As our plants feed, nutrients within the immediate vicinity to our roots, are constantly diminished. Any plant not connected to symbiotic root fungus and bacteria, can quickly suffer in heavy clays. The roots simply can’t reach newer sources of nutrition and/or water.
Humic acids can help alleviate the problems of depletion. Positive ions (cations) are attracted to plant roots through a negative charge. Bio Balance Media holds onto cations and presents them in such a way as to make them more available to plant roots. This process is known as chelation, a word which literally means ‘to claw’.
This truly is a battle of the charges, with the plant root charge being stronger than that of the humic substances and the clays, thus if you like, our plants can pick the pockets of humic acids like those found in Bio Balance Media, taking the ions of nutrients and also the water molecules wrapped up in the chains for themselves.

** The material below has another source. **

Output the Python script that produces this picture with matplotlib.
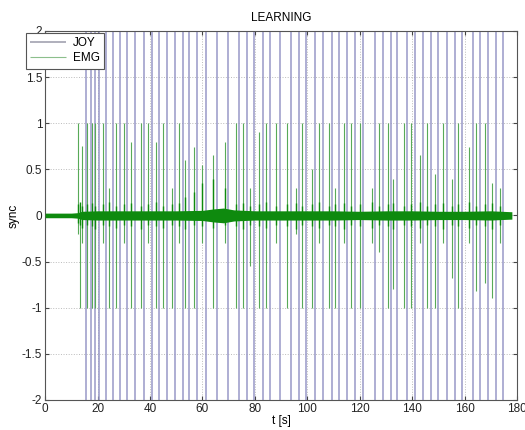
import matplotlib.pyplot as plt
import numpy as np

plt.rcParams['font.family'] = ['Liberation Sans', 'DejaVu Sans']
plt.rcParams['font.size'] = 8.5

# JOY sync pulses (s) - full-scale spikes
joy_t = [15.6, 17.5, 19.1, 20.6, 23.3, 25.9, 28.6, 31.3, 34.3, 37.8, 40.8, 43.5,
         46.5, 49.6, 52.6, 54.9, 58.0, 61.4, 65.6, 69.8, 74.0, 77.0, 79.7, 83.1,
         85.8, 89.6, 93.8, 96.9, 99.5, 103.0, 106.0, 109.5, 112.1, 115.2, 118.2,
         121.3, 125.9, 128.9, 132.0, 134.2, 138.1, 141.1, 144.2, 147.2, 149.9,
         153.3, 156.4, 159.0, 163.2, 165.9, 169.0, 172.0, 174.7]

# EMG sync spikes: time, positive peak, negative peak
emg_t = [12.6, 13.4, 14.2, 16.1, 17.7, 19.2, 21.9, 24.5, 27.2, 29.9, 32.9, 36.4,
         39.4, 42.1, 45.1, 48.2, 51.2, 53.5, 56.6, 60.0, 64.2, 68.4, 72.6, 75.6,
         78.3, 81.7, 84.4, 88.2, 92.4, 95.5, 98.1, 101.6, 104.6, 108.1, 110.7,
         113.8, 116.8, 119.9, 124.5, 127.5, 130.6, 132.8, 136.7, 139.7, 142.8,
         145.8, 148.5, 151.9, 155.0, 157.6, 161.8, 164.5, 167.6, 170.6, 173.3]
emg_up = [1.0, 0.1, 0.75, 1.0, 1.0, 1.0, 1.0, 0.3, 1.0, 1.0, 0.8, 1.0,
          1.0, 0.8, 1.0, 0.3, 1.0, 0.6, 0.74, 0.55, 0.65, 0.8, 1.0, 1.0,
          0.3, 0.9, 1.0, 1.0, 1.0, 0.3, 1.0, 0.5, 1.0, 1.0, 0.3,
          1.0, 1.0, 1.0, 0.3, 1.0, 1.0, 0.4, 1.0, 1.0, 0.65,
          1.0, 0.45, 1.0, 0.4, 1.0, 0.74, 1.0, 1.0, 0.35, 0.3]
emg_dn = [-0.2, -1.0, -0.3, -1.0, -1.0, -1.0, -0.3, -1.0, -1.0, -0.3, -1.0, -1.0,
          -0.3, -1.0, -1.0, -1.0, -0.3, -1.0, -1.0, -0.3, -1.0, -0.3, -1.0, -1.0,
          -0.55, -1.0, -1.0, -0.3, -1.0, -0.2, -1.0, -1.0, -0.3, -1.0, -1.0,
          -0.3, -1.0, -1.0, -0.3, -0.4, -1.0, -0.8, -1.0, -1.0, -0.3,
          -1.0, -1.0, -0.3, -0.68, -1.0, -0.3, -0.82, -0.73, -0.9, -0.3]
# short EMG bursts inside the noise band
burst_up = [0.12, 0.15, 0.1, 0.12, 0.14, 0.1, 0.12, 0.15, 0.1, 0.12, 0.14, 0.1,
            0.12, 0.15, 0.1, 0.12, 0.14, 0.2, 0.25, 0.35, 0.4, 0.3, 0.12, 0.14,
            0.1, 0.12, 0.15, 0.1, 0.12, 0.14, 0.1, 0.12, 0.15, 0.1, 0.12,
            0.14, 0.1, 0.12, 0.15, 0.1, 0.12, 0.14, 0.1, 0.12, 0.15,
            0.1, 0.12, 0.14, 0.1, 0.12, 0.15, 0.1, 0.12, 0.14, 0.1]
burst_dn = [-0.08, -0.1, -0.14, -0.1, -0.12, -0.15, -0.1, -0.12, -0.14, -0.1, -0.12, -0.15,
            -0.1, -0.12, -0.14, -0.1, -0.12, -0.15, -0.1, -0.12, -0.14, -0.1, -0.12, -0.15,
            -0.1, -0.12, -0.14, -0.1, -0.12, -0.15, -0.1, -0.12, -0.14, -0.1, -0.12,
            -0.15, -0.1, -0.12, -0.14, -0.1, -0.12, -0.15, -0.1, -0.12, -0.14,
            -0.1, -0.12, -0.15, -0.1, -0.12, -0.14, -0.1, -0.12, -0.15, -0.1]

# EMG baseline envelope (half-width of the noise band)
env_t = [0, 5, 10, 12.5, 14, 20, 30, 40, 50, 60, 64, 68, 72, 80, 90, 100,
         110, 120, 130, 140, 150, 160, 170, 178]
env_a = [0.025, 0.025, 0.025, 0.03, 0.045, 0.05, 0.05, 0.05, 0.05, 0.055, 0.07,
         0.08, 0.06, 0.05, 0.05, 0.05, 0.05, 0.045, 0.05, 0.05, 0.045, 0.045, 0.05, 0.04]

joy_col = '#9898c8'
sync_col = '#58aa58'
emg_col = '#0e8a0e'

fig = plt.figure(figsize=(5.25, 4.3), dpi=100)
ax = fig.add_axes([0.086, 0.07, 0.899, 0.858])

ax.vlines(joy_t, -3, 3, color=joy_col, linewidth=1.1, label='JOY')
ax.vlines(emg_t, emg_dn, emg_up, color=sync_col, linewidth=0.8, label='EMG')

env_a = np.array(env_a)
ax.fill_between(env_t, -env_a, env_a, color=emg_col, linewidth=0, zorder=3)
ax.vlines(emg_t, burst_dn, burst_up, color=emg_col, linewidth=1.0, zorder=3)

ax.set_xlim(0, 180)
ax.set_ylim(-2, 2)
ax.set_xticks(np.arange(0, 181, 20))
ax.set_yticks(np.arange(-2, 2.01, 0.5))
ax.set_yticklabels(['-2', '-1.5', '-1', '-0.5', '0', '0.5', '1', '1.5', '2'])
ax.tick_params(direction='in', length=3, color='#444444', labelcolor='#222222', pad=2,
               top=True, right=True)
ax.grid(True, linestyle=':', color='#bbbbbb', linewidth=0.7)
ax.set_axisbelow(True)
for s in ax.spines.values():
    s.set_color('#555555')
    s.set_linewidth(0.8)

ax.set_title('LEARNING', fontsize=8.5, pad=7)
ax.set_xlabel('t [s]', labelpad=0)
ax.set_ylabel('sync', labelpad=2)

leg = ax.legend(loc='upper left', bbox_to_anchor=(-0.04, 0.995), borderaxespad=0,
                fancybox=False, framealpha=1, edgecolor='#555555', handlelength=3.0,
                handletextpad=0.6, borderpad=0.35, labelspacing=0.3, fontsize=8.5)
leg.get_frame().set_linewidth(0.8)
leg.legend_handles[0].set_color('#9a9aaa')
leg.legend_handles[1].set_color('#8cbf8c')

fig.savefig('out.png', dpi=100)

Through the process of chelation, nature is helping our plants by preventing often volatile elements, calcium, magnesium, iron and so on, from binding into forms unavailable to plants.
Just as humic acids like Bio Balance Media help maintain plant growth micronutrients in a ready state, so it is also true, that soils rich in humic acids can hold up to 40 times more water than those systems devoid of sufficient humates.
We can now see how applications of humic acids can greatly improve drought tolerance, as well as allowing our plants better access to many micronutrients, critical for the creation of enzymes etc that are needed for healthy plant growth. Bio Balance Media not only boosts the performance of our plants, but it also provides this benefit to our recently applied Root Better mycorrhizal inoculates as well.
As mentioned previously, compost and other sources of decomposing organic matter are not an efficient way to build soil humus levels in certain conditions. In high heat, high moisture, compost rapidly decomposes and leaves its minerals behind, releasing carbon into the atmosphere as CO2. Humic substances such as Bio Balance Media and Foliar, on the other hand, are stable, long lasting biomolecules.
If you need to fix or rehabilitate a soil, increase its nutrient holding capacity, improve its structure and porosity and improve water availability, & thereby making that soil healthier for all plants, roots, microorganisms, then you can depend on Bio Balance Media and Bio Balance Foliar.
When used in conjunction with Root Better, Bio Media Pro, as an integral part of our range of dual purpose liquid biostimulants and plant nutrients, becomes part of a powerful, naturally based system that has been the basis of soil construction since the dawn of time
There are literally hundreds of research papers found online to help uncover the full science behind applications of living biology and critical soil substances like Bio Balance Media reference its application on clays and other soil types.
Each of our products could form the basis of a book on their own and in this blog we have only just scratched the surface. In time we will of course cover each product and any conditions they favour in more detail, but for now, happy growing.